You nailed the problem when you said to wear gloves when filling the tank. This is really a tankless job (sorry… I couldn’t resist!).

Instead, I have been buying ink for my Epson Workforce WF-3540 at various discounts from places online including eBay and Groupon. I really like the Epson printer for quality and reliability. Since I use it for business purposes, I do print the equivalent of a half-ream of paper per month and it is a solid printer. Sure, the ink costs. But it is a matter of deciding what it is important. For me, not having to muck with refillable tanks and having a solid printer that proves its worth whether I am printing, scanning, and even faxing then I will live with the extra cost of ink!


How does going paperless compare to TV cord cutting in terms of putting pressure on printer manufacturers?

I’ve been trying to print as little as possible for the last 8 years. I end up printing 1 or two pages every 6 months I think. (My wife, though, prints maybe 10 pages a month for church and has an at-home side job that requires printing a bunch of label stickers.) I think the cheap printer, expensive ink model works well for people who want to have the printer around for when it is needed but try to almost never use it.


I office-spaced my last printer right on my home office floor when I found out that not only did it waste black ink every single time you turned it on (by design) it would also not print in black and white unless you replaced any empty color cartridges.

Eff that noise. Never ever ever ever ever again will I buy an ink jet printer. NEVER.

Epson and HP are as dead to me as Intuit/Turbo Tax is.


Hi There
Interesting article, I am keen to see how this develops and which system comes out on top for you.

Im just curious if you have considered using an external Inklink CISS for your existing printer instead of going with purchasing a whole new Ecotank system?

The systems are much more cost effective than the manufacturer’s equivalent. For example the Rihac Inklink for the WF-845 retails at $120AUD ($88usd) Or the pigment version for $188AUD ($138USD)
and both contain 400ml of ink (100ml of each colour) Add this to the cost of the printer and it still works out considerably cheaper than the ecotanks lowest end printer, on top of this if im not mistaken the EcoTank refill bottles contain just 70ml of ink instead of 100ml.

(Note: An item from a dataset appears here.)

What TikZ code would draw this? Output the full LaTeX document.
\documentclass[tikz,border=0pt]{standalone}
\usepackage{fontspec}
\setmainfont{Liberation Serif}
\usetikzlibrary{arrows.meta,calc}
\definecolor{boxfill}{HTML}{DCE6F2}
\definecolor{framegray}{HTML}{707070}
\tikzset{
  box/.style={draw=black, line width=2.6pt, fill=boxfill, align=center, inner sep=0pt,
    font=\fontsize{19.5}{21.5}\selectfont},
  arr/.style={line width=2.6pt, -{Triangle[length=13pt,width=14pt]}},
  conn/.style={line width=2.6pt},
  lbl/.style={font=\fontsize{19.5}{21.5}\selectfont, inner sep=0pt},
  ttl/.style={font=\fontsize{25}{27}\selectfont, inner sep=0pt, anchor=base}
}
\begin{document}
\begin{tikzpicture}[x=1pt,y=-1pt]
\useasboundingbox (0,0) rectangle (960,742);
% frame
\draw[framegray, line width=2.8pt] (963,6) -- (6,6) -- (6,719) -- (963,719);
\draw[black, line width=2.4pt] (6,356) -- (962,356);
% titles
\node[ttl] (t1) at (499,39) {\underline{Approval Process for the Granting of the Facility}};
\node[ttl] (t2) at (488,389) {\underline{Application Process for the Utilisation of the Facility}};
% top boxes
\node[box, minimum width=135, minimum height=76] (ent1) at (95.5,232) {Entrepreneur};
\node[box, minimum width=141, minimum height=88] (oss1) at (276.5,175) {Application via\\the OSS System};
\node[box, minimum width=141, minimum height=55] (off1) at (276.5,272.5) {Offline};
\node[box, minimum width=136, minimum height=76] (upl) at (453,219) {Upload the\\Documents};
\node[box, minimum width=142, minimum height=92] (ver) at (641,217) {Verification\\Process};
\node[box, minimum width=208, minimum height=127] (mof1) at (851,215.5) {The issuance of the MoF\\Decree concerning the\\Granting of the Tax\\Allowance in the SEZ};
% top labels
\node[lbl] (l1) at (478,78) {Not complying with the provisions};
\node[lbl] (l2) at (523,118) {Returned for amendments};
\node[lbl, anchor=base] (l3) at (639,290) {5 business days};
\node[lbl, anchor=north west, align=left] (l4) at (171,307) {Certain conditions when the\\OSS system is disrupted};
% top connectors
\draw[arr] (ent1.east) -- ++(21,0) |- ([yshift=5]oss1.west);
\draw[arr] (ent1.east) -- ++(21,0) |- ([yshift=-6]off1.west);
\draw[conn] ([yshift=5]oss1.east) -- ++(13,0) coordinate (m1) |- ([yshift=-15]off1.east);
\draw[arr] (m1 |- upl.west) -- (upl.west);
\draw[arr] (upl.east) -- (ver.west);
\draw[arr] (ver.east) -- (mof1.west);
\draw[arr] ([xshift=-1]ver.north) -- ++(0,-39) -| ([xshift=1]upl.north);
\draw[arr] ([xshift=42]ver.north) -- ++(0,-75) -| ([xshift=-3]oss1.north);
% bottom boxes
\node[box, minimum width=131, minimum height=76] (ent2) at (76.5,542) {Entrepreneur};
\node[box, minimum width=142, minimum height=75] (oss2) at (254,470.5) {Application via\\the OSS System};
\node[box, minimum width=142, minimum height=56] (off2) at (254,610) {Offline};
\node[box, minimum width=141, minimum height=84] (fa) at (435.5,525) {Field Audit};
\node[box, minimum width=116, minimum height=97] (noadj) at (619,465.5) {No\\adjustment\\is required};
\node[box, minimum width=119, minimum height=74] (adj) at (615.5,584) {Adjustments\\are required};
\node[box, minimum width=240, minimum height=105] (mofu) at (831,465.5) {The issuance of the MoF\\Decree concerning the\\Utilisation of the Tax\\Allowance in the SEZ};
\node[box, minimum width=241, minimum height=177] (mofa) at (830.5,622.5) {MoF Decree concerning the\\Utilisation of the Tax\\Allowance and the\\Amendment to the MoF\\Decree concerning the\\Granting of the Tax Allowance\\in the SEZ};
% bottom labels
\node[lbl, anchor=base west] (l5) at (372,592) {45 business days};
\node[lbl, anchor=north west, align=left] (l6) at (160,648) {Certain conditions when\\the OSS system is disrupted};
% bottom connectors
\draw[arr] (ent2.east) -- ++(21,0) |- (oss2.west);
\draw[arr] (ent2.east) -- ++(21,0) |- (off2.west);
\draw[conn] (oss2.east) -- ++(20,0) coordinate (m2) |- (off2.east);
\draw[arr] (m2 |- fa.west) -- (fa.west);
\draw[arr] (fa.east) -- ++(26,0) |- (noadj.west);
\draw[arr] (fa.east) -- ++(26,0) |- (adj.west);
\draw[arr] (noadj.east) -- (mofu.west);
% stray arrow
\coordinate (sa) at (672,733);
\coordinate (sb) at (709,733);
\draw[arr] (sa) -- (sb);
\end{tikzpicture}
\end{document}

Also worth noting that the WF-845 is a higher quality than the ecotank printer so definitely worth hanging on to! The rihac Inklink for this printer would be the equivalent to 52 genuine cartridges - 9 Black and 43 colour and refills are available for $54AUD($39USD) a set of 4x100ml.
All rihac inks are profiles to match so no need to worry about colour and print quality either.

As for the HP OfficeJet Pro 8620, at $9.99 a month that’s $120/Year, our equivalent 8600 CISS retails at $170AUD ($125USD) roughly about the same price the Inklink equates to over 40 OEM cartridges and works out at a saving of $1,707AUD ($1,255 USD) if you purchased cartridges separately.
According to HP the OEM cartridges have a page yield of 1000 (black) and 700 (colour) if we assume that is correct the cartridge set should last 2.5 to 3 months before a replacement is required (if you are printing 300 pages/month) which works out at roughly 4 to 5 sets a year if you use the allowance to its maximum.

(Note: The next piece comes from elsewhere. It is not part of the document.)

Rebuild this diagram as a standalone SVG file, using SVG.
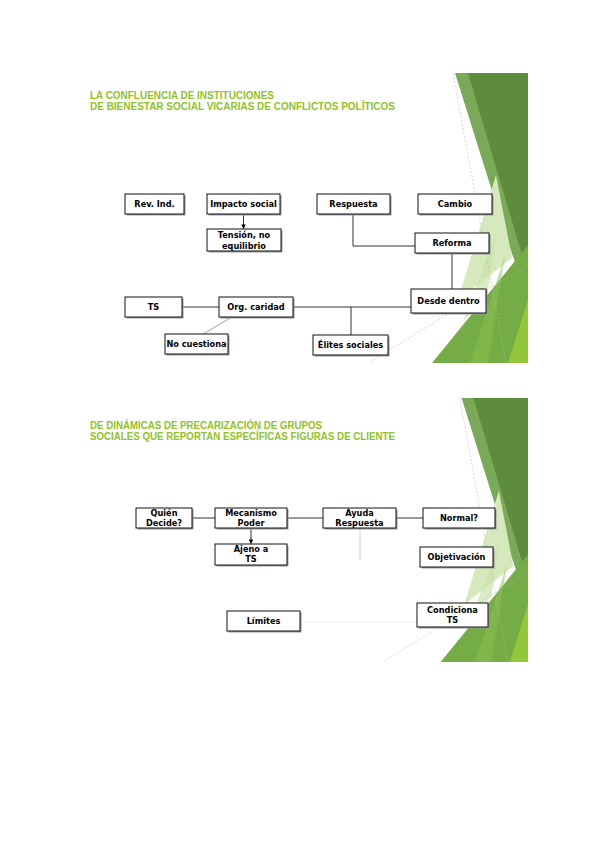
<svg xmlns="http://www.w3.org/2000/svg" width="600" height="848" viewBox="0 0 600 848">
<style>
.t{font-family:"Liberation Sans",Arial,sans-serif;font-weight:bold;font-size:10px;fill:#90C226}
.b{fill:#fff;stroke:#111;stroke-width:1}
.s{fill:#9a9a9a}
.l{font-family:"DejaVu Sans",Verdana,sans-serif;font-weight:bold;font-size:8.2px;fill:#000;text-anchor:middle}
.c{fill:none;stroke:#333;stroke-width:1}
.dash{fill:none;stroke:#b5b5b5;stroke-width:0.6;stroke-dasharray:2 2}
</style>
<defs>
<marker id="ah" viewBox="0 0 6 6" refX="5.5" refY="3" markerWidth="4.5" markerHeight="4.5" orient="auto">
<path d="M0,0 L6,3 L0,6 z" fill="#000"/>
</marker>
<g id="deco">
<polygon points="455,73 528,73 528,300 508,242" fill="#7aa95a"/>
<polygon points="468,73 528,73 528,275" fill="#5d8d3c"/>
<polygon points="496,175 458,300 512,258" fill="#d6e9bd"/>
<polygon points="528,245 432,363 528,363" fill="#74ad45"/>
<polygon points="497,230 463,322 488,290" fill="#c9e2a8" opacity="0.7"/>
<polygon points="505,255 470,363 488,363" fill="#8cc152" opacity="0.5"/>
<polygon points="528,300 508,363 528,363" fill="#94c63a"/>
<line x1="453" y1="73" x2="506" y2="363" class="dash"/>
<line x1="370" y1="362" x2="528" y2="265" class="dash"/>
</g>
</defs>

<rect width="600" height="848" fill="#fff"/>

<g id="background">
<use href="#deco"/>
<use href="#deco" transform="translate(528,398) scale(0.91) translate(-528,-73)"/>
</g>

<g id="titles">
<text class="t" x="90" y="98.5" textLength="184" lengthAdjust="spacingAndGlyphs">LA CONFLUENCIA DE INSTITUCIONES</text>
<text class="t" x="90" y="109.5" textLength="305" lengthAdjust="spacingAndGlyphs">DE BIENESTAR SOCIAL VICARIAS DE CONFLICTOS POLÍTICOS</text>
<text class="t" x="90" y="428.5" textLength="232" lengthAdjust="spacingAndGlyphs">DE DINÁMICAS DE PRECARIZACIÓN DE GRUPOS</text>
<text class="t" x="90" y="439.5" textLength="305" lengthAdjust="spacingAndGlyphs">SOCIALES QUE REPORTAN ESPECÍFICAS FIGURAS DE CLIENTE</text>
</g>

<g id="connectors">
<line x1="243.5" y1="214" x2="243.5" y2="228.5" class="c" marker-end="url(#ah)"/>
<path d="M353,214 V246 H415" class="c"/>
<path d="M452,253 V289" class="c"/>
<path d="M182,307 H219" class="c"/>
<path d="M293,307 H411" class="c"/>
<path d="M351,307 V335" class="c"/>
<path d="M232,317 L203,334" fill="none" stroke="#888" stroke-width="0.8"/>
<path d="M192,518 H215" class="c" stroke="#555"/>
<path d="M287,518 H323" class="c" stroke="#555"/>
<path d="M396,518 H423" class="c" stroke="#555"/>
<line x1="251" y1="528" x2="251" y2="543.5" class="c" marker-end="url(#ah)"/>
<path d="M360,528 V560" fill="none" stroke="#ccc" stroke-width="1"/>
<path d="M300,622 H417" fill="none" stroke="#eee" stroke-width="1"/>
</g>

<g id="rev"><rect class="s" x="126.5" y="195.5" width="59" height="20"/><rect class="b" x="125" y="194" width="59" height="20"/><text class="l" x="154.5" y="207">Rev. Ind.</text></g>
<g id="impacto"><rect class="s" x="208.5" y="195.5" width="73" height="20"/><rect class="b" x="207" y="194" width="73" height="20"/><text class="l" x="243.5" y="207">Impacto social</text></g>
<g id="tension"><rect class="s" x="208.5" y="230.5" width="74" height="22"/><rect class="b" x="207" y="229" width="74" height="22"/><text class="l" x="244" y="238">Tensión, no</text><text class="l" x="244" y="248.5">equilibrio</text></g>
<g id="respuesta"><rect class="s" x="318.5" y="195.5" width="73" height="20"/><rect class="b" x="317" y="194" width="73" height="20"/><text class="l" x="353.5" y="207">Respuesta</text></g>
<g id="cambio"><rect class="s" x="419.5" y="195.5" width="74" height="20"/><rect class="b" x="418" y="194" width="74" height="20"/><text class="l" x="455" y="207">Cambio</text></g>
<g id="reforma"><rect class="s" x="416.5" y="234.5" width="74" height="20"/><rect class="b" x="415" y="233" width="74" height="20"/><text class="l" x="452" y="246">Reforma</text></g>
<g id="desde"><rect class="s" x="412.5" y="290.5" width="75" height="24"/><rect class="b" x="411" y="289" width="75" height="24"/><text class="l" x="448.5" y="304">Desde dentro</text></g>
<g id="ts"><rect class="s" x="126.5" y="298.5" width="57" height="20"/><rect class="b" x="125" y="297" width="57" height="20"/><text class="l" x="153.5" y="310">TS</text></g>
<g id="org"><rect class="s" x="220.5" y="298.5" width="74" height="20"/><rect class="b" x="219" y="297" width="74" height="20"/><text class="l" x="256" y="310">Org. caridad</text></g>
<g id="nocuestiona"><rect class="s" x="166.5" y="335.5" width="63" height="20"/><rect class="b" x="165" y="334" width="63" height="20"/><text class="l" x="196.5" y="347">No cuestiona</text></g>
<g id="elites"><rect class="s" x="314.5" y="336.5" width="75" height="20"/><rect class="b" x="313" y="335" width="75" height="20"/><text class="l" x="350.5" y="348">Élites sociales</text></g>

<g id="quien"><rect class="s" x="137.5" y="509.5" width="56" height="20"/><rect class="b" x="136" y="508" width="56" height="20"/><text class="l" x="164" y="515.5">Quién</text><text class="l" x="164" y="525.5">Decide?</text></g>
<g id="mecanismo"><rect class="s" x="216.5" y="509.5" width="72" height="20"/><rect class="b" x="215" y="508" width="72" height="20"/><text class="l" x="251" y="515.5">Mecanismo</text><text class="l" x="251" y="525.5">Poder</text></g>
<g id="ajeno"><rect class="s" x="216.5" y="545.5" width="72" height="21"/><rect class="b" x="215" y="544" width="72" height="21"/><text class="l" x="251" y="552">Ajeno a</text><text class="l" x="251" y="562">TS</text></g>
<g id="ayuda"><rect class="s" x="324.5" y="509.5" width="73" height="20"/><rect class="b" x="323" y="508" width="73" height="20"/><text class="l" x="359.5" y="515.5">Ayuda</text><text class="l" x="359.5" y="525.5">Respuesta</text></g>
<g id="normal"><rect class="s" x="424.5" y="509.5" width="72" height="20"/><rect class="b" x="423" y="508" width="72" height="20"/><text class="l" x="459" y="521">Normal?</text></g>
<g id="objetivacion"><rect class="s" x="421.5" y="548.5" width="73" height="20"/><rect class="b" x="420" y="547" width="73" height="20"/><text class="l" x="456.5" y="560">Objetivación</text></g>
<g id="limites"><rect class="s" x="228.5" y="612.5" width="73" height="20"/><rect class="b" x="227" y="611" width="73" height="20"/><text class="l" x="263.5" y="624">Límites</text></g>
<g id="condiciona"><rect class="s" x="418.5" y="604.5" width="71" height="24"/><rect class="b" x="417" y="603" width="71" height="24"/><text class="l" x="452.5" y="612.5">Condiciona</text><text class="l" x="452.5" y="623">TS</text></g>
</svg>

Of course there is also the problem that you may not use your allowance up and take full advantage of the savings.

Also curious to know what you are using the printer for, is it general office use/photo print etc? how does the print quality of each printer compare?
There are so many other factors to consider here other than just the ink cost!


I hope any future reviews of printers includes an aesthetic analysis. We would like a new printer that is wifi capable, but NOT a garish BLACK eyesore. Are there no options for light gray or sand or beige printers?

Or does this have to do with needing gloves?

Bob LeVitus

ibuck: They’re all ugly. Every one of them.

Watch for part 2 later this week.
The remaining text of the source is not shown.